O presidente do Sindmar e da Conttmaf, Carlos Müller, também participou do evento, ao lado de José Válido, Odilon Braga e outros diretores das duas entidades. Durante os debates com a Petrobras, Müller foi duro nas críticas à política de afretamentos da estatal.
“Enquanto as empresas privadas que operam no Brasil usam essencialmente a bandeira brasileira e nós conseguimos ter com elas essa discussão que os companheiros da FUP e da FNP estão tendo com quem os emprega, nós ficamos à mercê de armadores que estão em outras partes do mundo para discutir nossa relação de trabalho que tem como beneficiária final a Petrobras.
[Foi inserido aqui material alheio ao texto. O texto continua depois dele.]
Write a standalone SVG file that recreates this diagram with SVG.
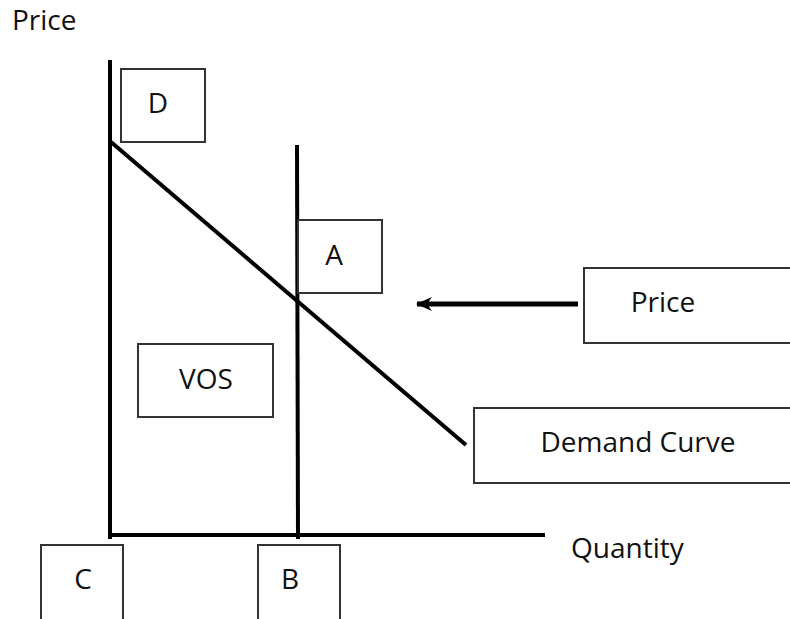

Nesses cem navios afretados pela companhia, nós tivemos os piores casos de assédio moral e não conseguimos avançar em relação a isso com a gestão anterior. Um acidente com esse tipo de navio nem mesmo impacta nos índices da companhia, ela não contabiliza, simplesmente não aparece. Quando a Petrobras é chamada a tomar providência, rapidamente manda esse navio para o exterior e nada acontece. O que a gente quer é que o alto padrão de SMS [segurança, meio ambiente e saúde] que a companhia cobra das 400 embarcações da Transpetro no apoio marítimo também seja exigido desses cem navios em bandeira estrangeira que estão aqui fazendo o que querem. Isso não pode continuar e a gente quer ajuda dos companheiros petroleiros e da gestão da Petrobras para resolver essa situação”, declarou Müller.